Purdue loses April Wilson’s 14.5 points per game, but returns its next five top scorers, including guard Ashley Morrissette and forward Dominique McBryde.

“We’re going to score more points this year,” Coach Sharon Versyp said. “I feel we have more weapons, really are sharing the basketball well and we have more people who are understanding, have good basketball IQ, so we can score more.”

It might be a reasonable prediction. In McBryde, Purdue has a versatile forward who could be poised to significantly up her scoring average after she scored 7.3 per game as a rookie. She showed flashes last season, with a couple 20-plus-point games, and has added more consistency — and confidence — in the perimeter this offseason. And Morrissette averaged 13 last season, but might be leaned on more heavily now, being that she’s the only veteran returning to the backcourt.

And wings Andreona Keys and Bridget Perry spent a bunch of offseason time working on their perimeter games, trying to become more consistent in the midrange; they combined to average almost 19 points per game last season.

Although she’s not played a lot, only 6.1 minutes per game last season, point guard Tiara Murphy showed enough to know that she’s not going to be shy about trying to score. And she seems to have an ability to do so from the perimeter.

“We can score in so many different ways,” said Perry, who averaged 10.5 points as a junior in 2015-16. “In practice, what we’ve done is drive and dish very well and we’ve been knocking down outside shots. We’ve had a really good inside-outside game, and especially in the post, we’ve been distributing the ball more. So if we have a double-team, fanning it out, going baseline. It’s not only that we have a lot of scorers, but we have a variety of ways that we can score.”

But the Boilermakers will need to be more efficient than they’ve been. Last season, Purdue hit only 42.1 percent of its field goals, the 10th-best mark in the Big Ten, and it was 37 percent from three-point range, exactly the middle of the pack. Versyp said she wants the Boilermakers to run more, which could equal higher percentage shots, and more of them.

Wilson, though, was Purdue’s second-best perimeter threat, and with her gone, that’ll need filled. Morrissette (36 percent last season from distance) could be an answer, but Murphy will need to as well, plus freshman Dominique Oden, a projected scorer off the bench, needs to help.

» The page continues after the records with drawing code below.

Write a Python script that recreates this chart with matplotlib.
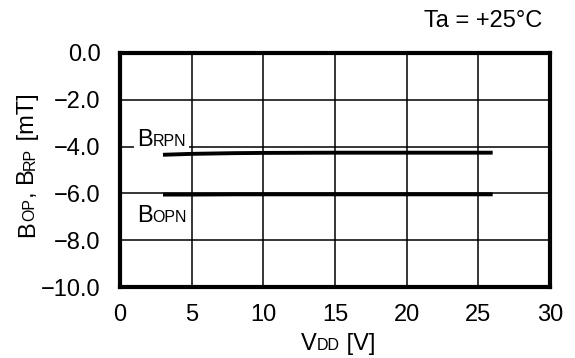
import matplotlib.pyplot as plt

plt.rcParams['font.family'] = ['Liberation Sans', 'DejaVu Sans']

# data
vdd = [3, 5, 8, 10, 15, 20, 26]
brp = [-4.35, -4.31, -4.28, -4.27, -4.26, -4.26, -4.26]
bop = [-6.05, -6.05, -6.04, -6.04, -6.04, -6.04, -6.04]

xticks = [0, 5, 10, 15, 20, 25, 30]
yticks = [0, -2, -4, -6, -8, -10]

FS = 17
FS_S = 11.5

fig = plt.figure(figsize=(5.75, 3.58), dpi=100)
ax = fig.add_axes([0.2087, 0.1983, 0.7478, 0.6537])

ax.plot(vdd, brp, color='black', lw=2.8, solid_capstyle='butt')
ax.plot(vdd, bop, color='black', lw=2.8, solid_capstyle='butt')

ax.set_xlim(0, 30)
ax.set_ylim(-10, 0)
ax.set_xticks(xticks)
ax.set_yticks(yticks)
ax.set_xticklabels([str(x) for x in xticks], fontsize=FS)
ax.set_yticklabels(['%.1f' % y if y == 0 else '\u2212%.1f' % abs(y) for y in yticks],
                   fontsize=FS)
ax.tick_params(axis='y', length=0, pad=14)
ax.tick_params(axis='x', length=0, pad=12.5)
ax.grid(True, color='black', lw=1.1)
for s in ax.spines.values():
    s.set_linewidth(3)
    s.set_zorder(5)


def small_after(prev, txt, fs, dy=0.0, **kw):
    return plt.annotate(txt, xy=(1, 0), xycoords=prev, fontsize=fs, va='bottom',
                        ha='left', xytext=(0, dy), textcoords='offset points',
                        annotation_clip=False, **kw)


# curve labels
ax.fill_between([0.98, 4.8], -4.06, -3.1, color='white', zorder=3, lw=0)
t1 = ax.text(1.19, -3.97, 'B', fontsize=FS, va='baseline', ha='left', zorder=4)
small_after(t1, 'RPN', FS_S, 1.2, zorder=4)

t2 = ax.text(1.19, -7.22, 'B', fontsize=FS, va='baseline', ha='left')
small_after(t2, 'OPN', FS_S, 1.2)

# x label: VDD [V]
tx = fig.text(0.551, 0.022, 'V', fontsize=FS, ha='right', va='baseline')
ann = small_after(tx, 'DD', FS_S, 1.2)
small_after(ann, ' [V]', FS, -1.2)

# y label: BOP, BRP [mT] (rotated)
pieces = [('B', FS), ('OP', FS_S), (', B', FS), ('RP', FS_S), (' [mT]', FS)]
prev = fig.text(0.068, 0.338, pieces[0][0], fontsize=pieces[0][1], rotation=90,
                ha='left', va='bottom', rotation_mode='anchor')
prev_fs = pieces[0][1]
for txt, fs in pieces[1:]:
    shift = -1.2 if fs < prev_fs else (1.2 if fs > prev_fs else 0)
    prev = plt.annotate(txt, xy=(1, 1), xycoords=prev, fontsize=fs, rotation=90,
                        ha='right', va='bottom', annotation_clip=False,
                        xytext=(shift, 0), textcoords='offset points')
    prev_fs = fs

fig.text(0.943, 0.925, 'Ta = +25\u00b0C', fontsize=FS, ha='right', va='baseline')

fig.savefig('out.png', dpi=100)
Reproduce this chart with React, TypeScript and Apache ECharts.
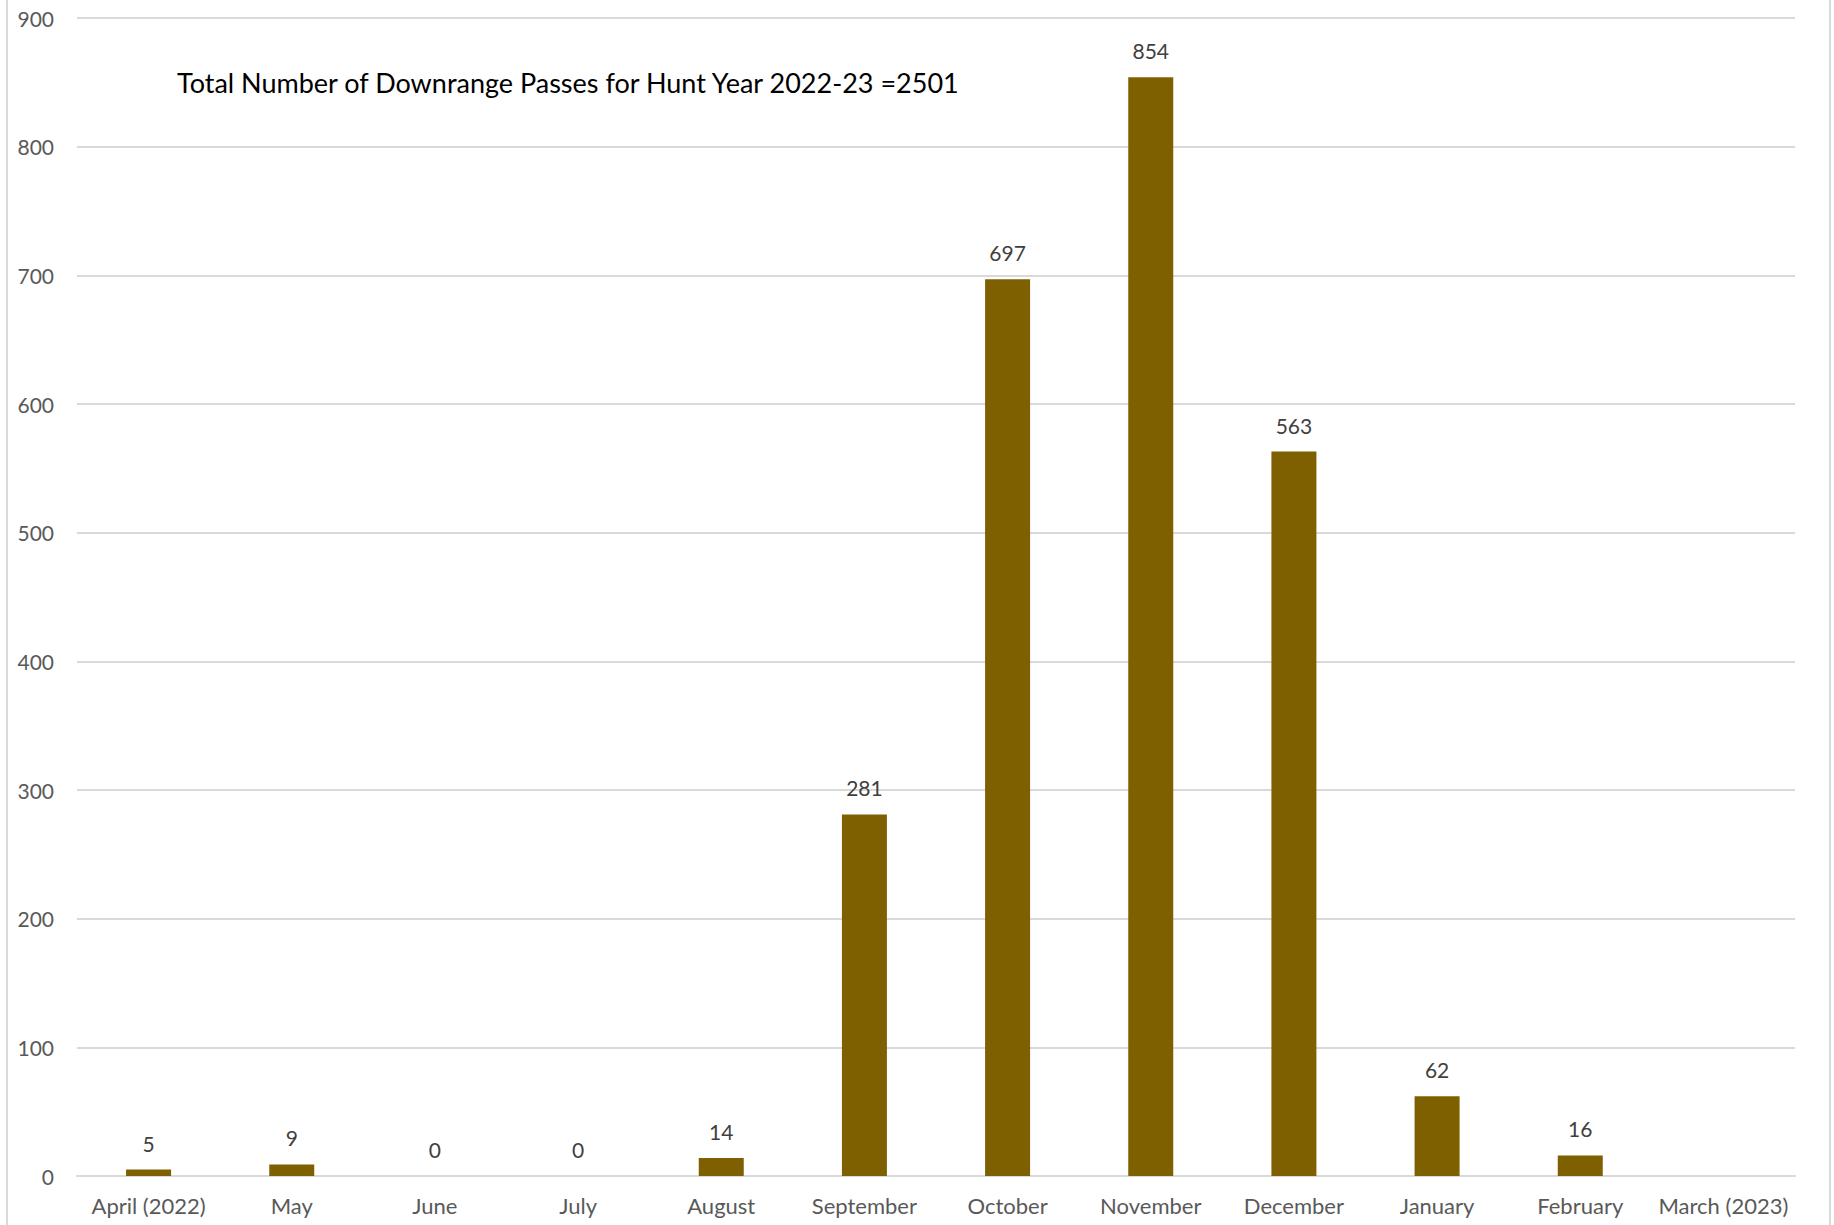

And Perry and Keys might need to hit more than their combined 18 three-pointers last season.

Versyp says the Boilermakers are likely to use their high-low post offense — the one in which the ball runs through the power forward on the elbow — again this season after rarely doing so last year. A reason being McBryde is a more-than-capable option as a scorer and distributor, perhaps in a similar mold to Lindsay Wisdom-Hylton and Drey Mingo in years past.

But part of that offense is reliant on centers being able to score, and Versyp thinks Bree Horrocks and Nora Kiesler have improved enough there to be threats. Last season, in about 26 minutes per game, they combined for 6.8 points.

“Our 5s have to score the ball,” Versyp said. “They have to rebound and they have to score, Nora and Bree, and (freshman) Ae’Rianna (Harris) plays a 4/5. But last year, it was only one person (in Wilson) who would shoot and we don’t have (only) that this year.”

And that might be the strength, a versatility that keeps defenses from keying in on one player. At least, it’s what the Boilermakers are hoping.

“We love playing together,” Perry said. “This is the best chemistry we’ve had as a team, which is really encouraging, and we’re very unselfish. We distribute the ball really well.”